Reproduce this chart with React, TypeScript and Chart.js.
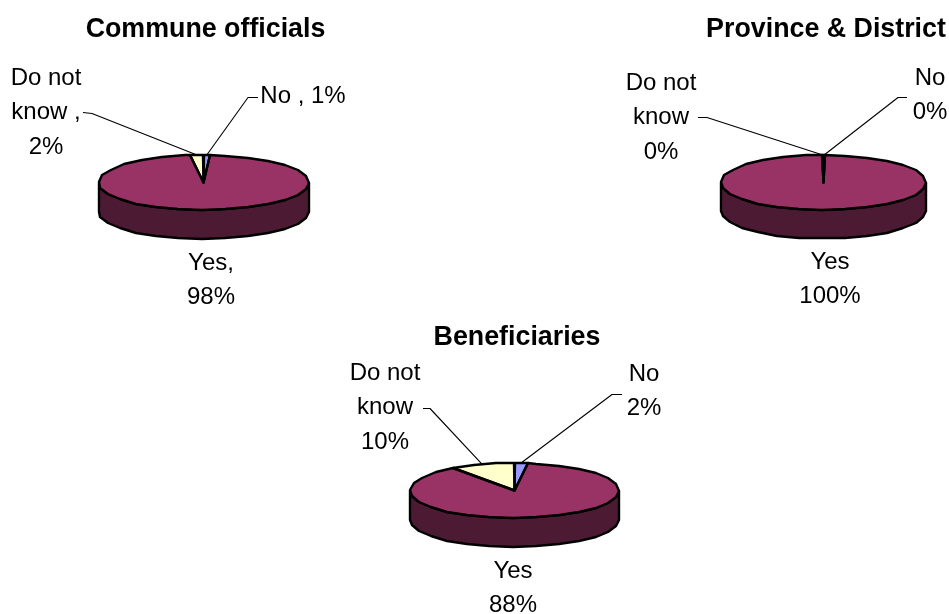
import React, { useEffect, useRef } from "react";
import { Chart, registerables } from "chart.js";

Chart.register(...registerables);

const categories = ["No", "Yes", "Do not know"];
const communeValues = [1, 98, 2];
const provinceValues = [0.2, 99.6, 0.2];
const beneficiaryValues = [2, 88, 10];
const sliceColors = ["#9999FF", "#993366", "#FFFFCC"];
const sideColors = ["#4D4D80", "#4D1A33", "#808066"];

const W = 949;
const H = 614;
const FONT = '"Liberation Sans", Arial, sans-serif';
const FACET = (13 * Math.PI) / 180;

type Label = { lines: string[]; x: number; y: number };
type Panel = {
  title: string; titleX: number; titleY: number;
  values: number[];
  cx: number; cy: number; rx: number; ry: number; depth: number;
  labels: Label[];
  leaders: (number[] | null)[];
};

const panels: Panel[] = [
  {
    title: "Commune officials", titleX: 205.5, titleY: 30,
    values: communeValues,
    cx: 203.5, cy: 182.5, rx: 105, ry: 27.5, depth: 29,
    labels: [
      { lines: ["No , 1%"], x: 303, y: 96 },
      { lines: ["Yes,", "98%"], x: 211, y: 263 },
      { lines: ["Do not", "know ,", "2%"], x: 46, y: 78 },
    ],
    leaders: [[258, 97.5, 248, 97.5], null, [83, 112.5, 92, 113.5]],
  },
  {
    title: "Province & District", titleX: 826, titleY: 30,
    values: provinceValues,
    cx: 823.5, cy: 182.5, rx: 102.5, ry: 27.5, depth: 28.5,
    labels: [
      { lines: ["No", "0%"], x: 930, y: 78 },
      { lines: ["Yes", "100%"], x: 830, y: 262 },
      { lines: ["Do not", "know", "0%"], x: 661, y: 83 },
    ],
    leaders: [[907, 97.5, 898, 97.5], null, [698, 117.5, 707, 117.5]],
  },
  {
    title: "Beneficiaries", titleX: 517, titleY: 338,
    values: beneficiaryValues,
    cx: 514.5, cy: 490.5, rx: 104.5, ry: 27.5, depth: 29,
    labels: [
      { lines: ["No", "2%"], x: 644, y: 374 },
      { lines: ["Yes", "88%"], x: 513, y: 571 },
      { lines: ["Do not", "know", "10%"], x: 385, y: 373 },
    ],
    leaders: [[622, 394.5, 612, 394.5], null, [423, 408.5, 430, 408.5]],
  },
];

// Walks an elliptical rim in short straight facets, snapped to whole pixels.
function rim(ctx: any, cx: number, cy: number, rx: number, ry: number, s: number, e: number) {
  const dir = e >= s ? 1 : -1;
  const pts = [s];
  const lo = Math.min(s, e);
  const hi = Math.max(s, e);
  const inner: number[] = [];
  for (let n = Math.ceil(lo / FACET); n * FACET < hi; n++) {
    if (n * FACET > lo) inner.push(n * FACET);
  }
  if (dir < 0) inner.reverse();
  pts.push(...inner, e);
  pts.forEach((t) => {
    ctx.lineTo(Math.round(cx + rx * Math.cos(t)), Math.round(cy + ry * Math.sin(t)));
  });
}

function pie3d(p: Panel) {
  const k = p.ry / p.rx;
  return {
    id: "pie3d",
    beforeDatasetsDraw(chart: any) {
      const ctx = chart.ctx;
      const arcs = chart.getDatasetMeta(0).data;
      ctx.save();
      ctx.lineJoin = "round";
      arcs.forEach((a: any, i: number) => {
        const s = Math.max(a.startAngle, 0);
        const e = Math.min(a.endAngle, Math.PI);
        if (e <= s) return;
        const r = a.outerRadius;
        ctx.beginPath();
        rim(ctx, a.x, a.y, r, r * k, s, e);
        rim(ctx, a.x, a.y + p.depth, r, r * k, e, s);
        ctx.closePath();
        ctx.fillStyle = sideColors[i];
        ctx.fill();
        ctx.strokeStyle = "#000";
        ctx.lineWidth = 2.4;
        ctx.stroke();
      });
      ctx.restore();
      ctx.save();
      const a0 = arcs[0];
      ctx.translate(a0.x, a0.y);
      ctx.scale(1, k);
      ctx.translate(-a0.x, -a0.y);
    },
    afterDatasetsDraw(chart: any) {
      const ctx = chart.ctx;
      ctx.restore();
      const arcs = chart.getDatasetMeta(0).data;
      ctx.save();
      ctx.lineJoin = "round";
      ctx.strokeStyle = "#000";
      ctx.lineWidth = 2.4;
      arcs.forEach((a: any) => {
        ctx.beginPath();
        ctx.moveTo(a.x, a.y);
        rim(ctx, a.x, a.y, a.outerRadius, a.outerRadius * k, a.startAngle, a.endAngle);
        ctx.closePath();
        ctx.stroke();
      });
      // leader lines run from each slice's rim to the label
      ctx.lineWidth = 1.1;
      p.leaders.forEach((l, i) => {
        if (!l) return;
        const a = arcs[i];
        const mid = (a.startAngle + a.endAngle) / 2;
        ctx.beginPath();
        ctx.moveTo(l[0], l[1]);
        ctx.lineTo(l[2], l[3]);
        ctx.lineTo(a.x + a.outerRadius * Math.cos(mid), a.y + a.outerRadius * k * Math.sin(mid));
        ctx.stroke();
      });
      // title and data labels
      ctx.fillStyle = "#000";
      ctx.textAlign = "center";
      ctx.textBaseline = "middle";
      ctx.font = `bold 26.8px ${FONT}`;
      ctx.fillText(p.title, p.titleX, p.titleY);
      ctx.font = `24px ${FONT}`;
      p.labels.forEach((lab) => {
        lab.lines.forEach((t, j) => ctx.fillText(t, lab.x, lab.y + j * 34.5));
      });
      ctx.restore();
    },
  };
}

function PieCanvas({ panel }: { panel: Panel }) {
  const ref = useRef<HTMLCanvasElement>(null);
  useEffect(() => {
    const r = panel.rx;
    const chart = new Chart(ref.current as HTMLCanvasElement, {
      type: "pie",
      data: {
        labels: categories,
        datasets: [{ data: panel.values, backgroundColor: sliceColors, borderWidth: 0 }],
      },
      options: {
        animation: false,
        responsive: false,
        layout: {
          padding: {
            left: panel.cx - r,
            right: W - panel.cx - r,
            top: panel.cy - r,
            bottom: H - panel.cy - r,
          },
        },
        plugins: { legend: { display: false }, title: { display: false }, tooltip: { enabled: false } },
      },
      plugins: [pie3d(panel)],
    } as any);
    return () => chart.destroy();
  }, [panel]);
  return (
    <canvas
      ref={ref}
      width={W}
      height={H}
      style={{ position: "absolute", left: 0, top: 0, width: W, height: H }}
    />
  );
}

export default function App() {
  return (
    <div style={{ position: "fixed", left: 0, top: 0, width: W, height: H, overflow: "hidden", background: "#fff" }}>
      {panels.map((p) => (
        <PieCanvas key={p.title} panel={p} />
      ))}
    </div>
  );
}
----------
- **Problem to solve**
Pictures stay out. Repeat only the lines from the beginning of the data through the line that has "Chart.register(...registerables);".

- **Answer to this task**
Reproduce this chart with React, TypeScript and Chart.js.
import React, { useEffect, useRef } from "react";
import { Chart, registerables } from "chart.js";

Chart.register(...registerables);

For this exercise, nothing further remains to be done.